Recorded data

•••

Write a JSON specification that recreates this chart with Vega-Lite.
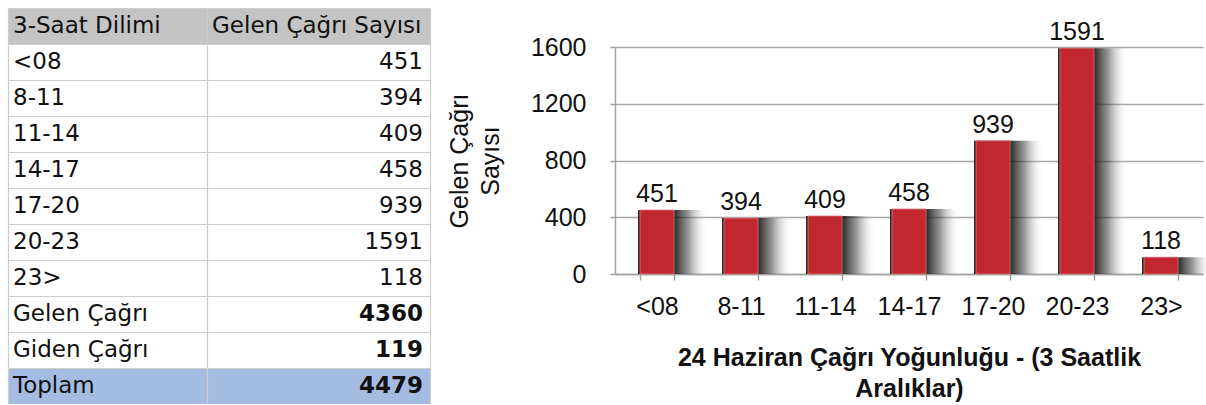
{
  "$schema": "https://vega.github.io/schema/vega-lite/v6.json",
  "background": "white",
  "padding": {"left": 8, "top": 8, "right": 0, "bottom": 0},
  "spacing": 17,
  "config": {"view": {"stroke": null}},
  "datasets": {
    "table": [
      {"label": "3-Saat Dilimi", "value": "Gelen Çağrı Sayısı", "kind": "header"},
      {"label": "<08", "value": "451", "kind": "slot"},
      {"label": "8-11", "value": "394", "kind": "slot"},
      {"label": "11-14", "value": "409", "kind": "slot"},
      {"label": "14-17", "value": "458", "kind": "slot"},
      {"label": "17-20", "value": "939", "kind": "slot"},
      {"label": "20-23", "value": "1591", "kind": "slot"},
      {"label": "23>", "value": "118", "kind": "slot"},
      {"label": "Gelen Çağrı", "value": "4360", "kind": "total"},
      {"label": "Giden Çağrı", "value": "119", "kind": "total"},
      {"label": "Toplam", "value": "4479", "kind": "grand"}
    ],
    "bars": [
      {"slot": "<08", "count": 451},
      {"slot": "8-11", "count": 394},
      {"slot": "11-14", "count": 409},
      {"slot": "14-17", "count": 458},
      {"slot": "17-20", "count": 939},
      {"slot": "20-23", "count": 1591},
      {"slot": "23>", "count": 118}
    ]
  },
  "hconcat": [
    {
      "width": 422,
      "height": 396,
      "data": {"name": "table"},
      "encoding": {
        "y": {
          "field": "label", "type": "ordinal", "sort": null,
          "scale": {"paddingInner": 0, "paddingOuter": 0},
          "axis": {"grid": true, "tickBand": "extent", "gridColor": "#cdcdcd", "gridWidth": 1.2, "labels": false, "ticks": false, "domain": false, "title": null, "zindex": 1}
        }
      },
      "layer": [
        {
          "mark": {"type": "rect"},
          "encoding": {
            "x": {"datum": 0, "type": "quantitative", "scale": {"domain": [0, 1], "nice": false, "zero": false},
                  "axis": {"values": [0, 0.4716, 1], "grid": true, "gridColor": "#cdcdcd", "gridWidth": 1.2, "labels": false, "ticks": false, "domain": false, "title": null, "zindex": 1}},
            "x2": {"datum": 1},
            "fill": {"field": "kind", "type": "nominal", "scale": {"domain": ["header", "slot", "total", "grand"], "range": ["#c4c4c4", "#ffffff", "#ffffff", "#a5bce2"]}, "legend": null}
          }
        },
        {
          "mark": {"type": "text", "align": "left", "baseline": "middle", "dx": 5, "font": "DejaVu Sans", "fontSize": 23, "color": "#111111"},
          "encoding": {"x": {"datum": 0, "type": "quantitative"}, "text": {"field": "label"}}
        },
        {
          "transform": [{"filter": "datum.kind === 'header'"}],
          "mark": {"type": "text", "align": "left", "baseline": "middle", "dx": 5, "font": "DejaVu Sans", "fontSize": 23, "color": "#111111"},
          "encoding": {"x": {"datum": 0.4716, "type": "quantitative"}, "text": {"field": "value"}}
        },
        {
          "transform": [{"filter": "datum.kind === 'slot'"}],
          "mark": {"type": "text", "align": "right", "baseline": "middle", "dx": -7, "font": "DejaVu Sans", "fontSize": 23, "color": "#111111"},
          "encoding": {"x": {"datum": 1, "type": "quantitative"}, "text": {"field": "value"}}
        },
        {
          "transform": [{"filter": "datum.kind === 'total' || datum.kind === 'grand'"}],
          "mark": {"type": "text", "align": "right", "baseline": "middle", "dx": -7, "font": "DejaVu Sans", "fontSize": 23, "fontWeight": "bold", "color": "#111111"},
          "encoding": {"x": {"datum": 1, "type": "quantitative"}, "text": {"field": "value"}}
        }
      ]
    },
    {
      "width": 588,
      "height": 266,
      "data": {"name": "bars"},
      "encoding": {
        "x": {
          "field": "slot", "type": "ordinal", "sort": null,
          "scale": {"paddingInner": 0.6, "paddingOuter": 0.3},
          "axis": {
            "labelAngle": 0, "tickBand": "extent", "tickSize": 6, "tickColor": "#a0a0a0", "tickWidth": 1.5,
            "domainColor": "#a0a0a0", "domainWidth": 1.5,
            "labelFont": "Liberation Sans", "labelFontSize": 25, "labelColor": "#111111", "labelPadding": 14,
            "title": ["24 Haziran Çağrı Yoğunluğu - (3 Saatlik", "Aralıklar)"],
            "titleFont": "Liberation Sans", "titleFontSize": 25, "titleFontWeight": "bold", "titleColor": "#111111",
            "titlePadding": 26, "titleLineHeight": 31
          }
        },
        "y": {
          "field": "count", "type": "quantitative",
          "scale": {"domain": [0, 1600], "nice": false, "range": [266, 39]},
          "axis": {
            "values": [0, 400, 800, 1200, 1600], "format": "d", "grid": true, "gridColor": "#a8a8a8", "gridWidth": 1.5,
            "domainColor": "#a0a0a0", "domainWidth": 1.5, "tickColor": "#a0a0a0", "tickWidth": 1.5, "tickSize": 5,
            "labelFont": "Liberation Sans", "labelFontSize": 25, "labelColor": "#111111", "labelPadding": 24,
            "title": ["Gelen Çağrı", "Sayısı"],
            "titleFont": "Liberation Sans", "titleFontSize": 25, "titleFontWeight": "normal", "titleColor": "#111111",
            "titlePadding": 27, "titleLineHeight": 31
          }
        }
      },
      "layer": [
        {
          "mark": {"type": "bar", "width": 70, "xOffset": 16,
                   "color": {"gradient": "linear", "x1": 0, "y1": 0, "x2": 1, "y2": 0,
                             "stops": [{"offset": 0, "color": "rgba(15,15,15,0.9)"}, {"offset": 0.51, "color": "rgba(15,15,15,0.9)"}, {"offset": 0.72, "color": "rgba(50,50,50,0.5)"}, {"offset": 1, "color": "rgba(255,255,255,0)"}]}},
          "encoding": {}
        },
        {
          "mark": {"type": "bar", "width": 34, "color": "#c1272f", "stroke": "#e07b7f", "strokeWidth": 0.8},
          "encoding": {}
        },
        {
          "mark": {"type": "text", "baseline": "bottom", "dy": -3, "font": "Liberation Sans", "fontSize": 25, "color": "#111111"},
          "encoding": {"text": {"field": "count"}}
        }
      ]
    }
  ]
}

•••

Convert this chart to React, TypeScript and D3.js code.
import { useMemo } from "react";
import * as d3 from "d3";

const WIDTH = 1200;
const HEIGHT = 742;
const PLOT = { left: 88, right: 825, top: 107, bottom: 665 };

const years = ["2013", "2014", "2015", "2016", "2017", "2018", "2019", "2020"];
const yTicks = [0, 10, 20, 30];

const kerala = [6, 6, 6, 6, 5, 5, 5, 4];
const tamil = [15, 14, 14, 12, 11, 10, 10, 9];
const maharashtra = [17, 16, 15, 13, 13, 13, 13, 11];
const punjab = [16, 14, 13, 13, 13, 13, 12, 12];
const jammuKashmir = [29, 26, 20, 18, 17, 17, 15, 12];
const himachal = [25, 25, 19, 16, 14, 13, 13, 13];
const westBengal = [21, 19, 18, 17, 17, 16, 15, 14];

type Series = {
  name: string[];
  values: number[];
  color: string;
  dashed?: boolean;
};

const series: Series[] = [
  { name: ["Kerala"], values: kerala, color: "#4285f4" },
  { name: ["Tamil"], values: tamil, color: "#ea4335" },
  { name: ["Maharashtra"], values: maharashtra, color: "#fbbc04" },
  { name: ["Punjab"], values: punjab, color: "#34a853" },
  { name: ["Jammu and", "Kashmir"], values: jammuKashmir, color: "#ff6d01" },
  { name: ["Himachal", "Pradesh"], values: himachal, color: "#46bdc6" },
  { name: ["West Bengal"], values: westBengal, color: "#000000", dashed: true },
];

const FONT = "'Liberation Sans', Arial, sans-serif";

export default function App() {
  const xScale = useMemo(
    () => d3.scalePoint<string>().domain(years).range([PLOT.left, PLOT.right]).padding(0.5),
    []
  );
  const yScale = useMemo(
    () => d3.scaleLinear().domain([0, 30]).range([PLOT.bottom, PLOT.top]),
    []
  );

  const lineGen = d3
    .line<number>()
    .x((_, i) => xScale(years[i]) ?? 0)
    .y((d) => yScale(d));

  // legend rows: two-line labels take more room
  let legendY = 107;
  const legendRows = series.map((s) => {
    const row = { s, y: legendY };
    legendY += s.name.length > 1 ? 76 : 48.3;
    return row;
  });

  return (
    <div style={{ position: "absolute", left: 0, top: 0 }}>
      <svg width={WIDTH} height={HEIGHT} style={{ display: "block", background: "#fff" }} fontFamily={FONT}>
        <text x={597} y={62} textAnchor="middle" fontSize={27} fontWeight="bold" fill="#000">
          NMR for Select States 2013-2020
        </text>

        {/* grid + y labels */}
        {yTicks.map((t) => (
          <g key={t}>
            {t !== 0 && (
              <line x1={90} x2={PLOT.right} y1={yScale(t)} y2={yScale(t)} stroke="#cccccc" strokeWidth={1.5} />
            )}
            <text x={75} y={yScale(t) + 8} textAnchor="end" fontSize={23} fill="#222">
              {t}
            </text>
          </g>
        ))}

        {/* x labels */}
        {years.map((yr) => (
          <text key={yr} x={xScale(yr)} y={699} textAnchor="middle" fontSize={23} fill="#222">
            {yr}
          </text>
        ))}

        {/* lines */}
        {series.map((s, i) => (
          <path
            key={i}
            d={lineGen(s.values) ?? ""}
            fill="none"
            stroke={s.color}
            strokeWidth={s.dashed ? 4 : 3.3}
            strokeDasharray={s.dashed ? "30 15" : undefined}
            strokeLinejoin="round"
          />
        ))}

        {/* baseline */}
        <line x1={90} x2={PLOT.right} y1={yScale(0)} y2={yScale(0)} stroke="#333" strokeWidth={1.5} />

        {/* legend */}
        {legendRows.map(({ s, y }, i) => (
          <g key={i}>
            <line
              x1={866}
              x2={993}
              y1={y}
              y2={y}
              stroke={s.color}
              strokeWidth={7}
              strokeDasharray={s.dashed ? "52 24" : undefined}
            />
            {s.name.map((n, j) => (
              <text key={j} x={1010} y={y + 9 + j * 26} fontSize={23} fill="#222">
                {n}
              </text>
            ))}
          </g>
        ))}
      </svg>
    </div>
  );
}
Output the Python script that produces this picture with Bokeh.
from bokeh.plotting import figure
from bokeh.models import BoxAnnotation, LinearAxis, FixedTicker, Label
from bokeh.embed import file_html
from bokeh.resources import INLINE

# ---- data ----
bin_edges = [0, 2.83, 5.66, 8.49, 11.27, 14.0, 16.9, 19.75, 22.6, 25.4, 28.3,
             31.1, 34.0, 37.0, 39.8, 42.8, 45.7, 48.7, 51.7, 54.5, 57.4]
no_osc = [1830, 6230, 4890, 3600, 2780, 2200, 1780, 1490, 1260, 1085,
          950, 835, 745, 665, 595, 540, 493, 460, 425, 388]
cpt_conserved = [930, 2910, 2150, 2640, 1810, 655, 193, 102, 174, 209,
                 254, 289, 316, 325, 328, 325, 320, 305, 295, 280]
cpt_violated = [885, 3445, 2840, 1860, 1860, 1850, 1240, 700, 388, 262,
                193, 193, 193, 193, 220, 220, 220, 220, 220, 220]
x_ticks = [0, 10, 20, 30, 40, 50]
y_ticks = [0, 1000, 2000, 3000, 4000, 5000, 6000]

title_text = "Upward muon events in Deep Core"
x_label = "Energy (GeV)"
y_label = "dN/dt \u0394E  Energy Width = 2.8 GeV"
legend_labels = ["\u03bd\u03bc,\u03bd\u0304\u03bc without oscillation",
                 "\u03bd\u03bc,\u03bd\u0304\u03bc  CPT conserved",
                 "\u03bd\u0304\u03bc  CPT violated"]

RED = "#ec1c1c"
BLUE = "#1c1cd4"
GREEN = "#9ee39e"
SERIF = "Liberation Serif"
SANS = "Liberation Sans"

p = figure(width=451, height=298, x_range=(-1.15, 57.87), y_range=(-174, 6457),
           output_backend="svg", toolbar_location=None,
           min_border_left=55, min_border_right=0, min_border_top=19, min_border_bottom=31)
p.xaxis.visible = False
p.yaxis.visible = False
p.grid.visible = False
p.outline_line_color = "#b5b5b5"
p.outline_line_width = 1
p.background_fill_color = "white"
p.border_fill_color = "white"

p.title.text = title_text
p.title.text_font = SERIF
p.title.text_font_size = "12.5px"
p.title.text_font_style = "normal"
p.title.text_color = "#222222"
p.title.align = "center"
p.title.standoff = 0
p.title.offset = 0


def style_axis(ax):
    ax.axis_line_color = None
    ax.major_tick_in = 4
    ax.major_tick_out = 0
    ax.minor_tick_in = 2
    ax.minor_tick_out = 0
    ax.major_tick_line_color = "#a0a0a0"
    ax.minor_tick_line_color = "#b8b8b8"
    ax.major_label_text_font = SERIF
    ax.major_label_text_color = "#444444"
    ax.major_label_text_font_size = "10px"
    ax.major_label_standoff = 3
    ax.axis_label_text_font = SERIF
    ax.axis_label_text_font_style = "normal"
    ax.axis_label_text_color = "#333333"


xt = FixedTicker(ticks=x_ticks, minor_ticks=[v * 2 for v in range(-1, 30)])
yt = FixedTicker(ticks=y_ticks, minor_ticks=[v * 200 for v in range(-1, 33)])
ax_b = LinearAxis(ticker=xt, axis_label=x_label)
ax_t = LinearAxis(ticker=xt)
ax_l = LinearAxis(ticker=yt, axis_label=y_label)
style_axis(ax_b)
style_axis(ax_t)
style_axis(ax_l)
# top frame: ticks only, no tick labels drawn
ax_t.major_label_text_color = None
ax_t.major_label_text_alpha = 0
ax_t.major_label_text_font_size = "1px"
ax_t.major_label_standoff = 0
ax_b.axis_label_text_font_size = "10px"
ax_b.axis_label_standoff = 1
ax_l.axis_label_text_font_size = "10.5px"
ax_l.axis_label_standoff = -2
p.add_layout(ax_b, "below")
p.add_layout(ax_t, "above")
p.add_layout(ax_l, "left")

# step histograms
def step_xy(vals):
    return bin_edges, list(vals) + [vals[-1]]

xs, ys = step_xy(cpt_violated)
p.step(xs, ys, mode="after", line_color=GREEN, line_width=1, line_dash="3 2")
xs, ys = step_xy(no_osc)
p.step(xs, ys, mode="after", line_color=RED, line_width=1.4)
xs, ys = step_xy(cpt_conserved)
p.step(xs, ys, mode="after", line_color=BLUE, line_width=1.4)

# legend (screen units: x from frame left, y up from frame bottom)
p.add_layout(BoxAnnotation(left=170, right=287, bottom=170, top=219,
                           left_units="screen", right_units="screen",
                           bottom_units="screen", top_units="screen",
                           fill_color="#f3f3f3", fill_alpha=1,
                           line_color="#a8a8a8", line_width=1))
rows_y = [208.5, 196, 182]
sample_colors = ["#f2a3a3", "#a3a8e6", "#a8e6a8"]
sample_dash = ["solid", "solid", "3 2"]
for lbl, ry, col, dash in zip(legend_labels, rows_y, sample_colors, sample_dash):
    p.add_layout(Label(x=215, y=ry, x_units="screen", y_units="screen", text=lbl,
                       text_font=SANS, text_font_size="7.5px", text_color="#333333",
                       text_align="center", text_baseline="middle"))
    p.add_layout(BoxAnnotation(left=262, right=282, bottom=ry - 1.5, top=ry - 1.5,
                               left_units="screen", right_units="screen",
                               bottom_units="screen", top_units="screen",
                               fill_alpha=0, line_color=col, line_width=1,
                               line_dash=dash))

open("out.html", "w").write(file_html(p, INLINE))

•••

Pull out all lines containing "this".

Write a JSON specification that recreates this chart with Vega-Lite.
Convert this chart to React, TypeScript and D3.js code.
Output the Python script that produces this picture with Bokeh.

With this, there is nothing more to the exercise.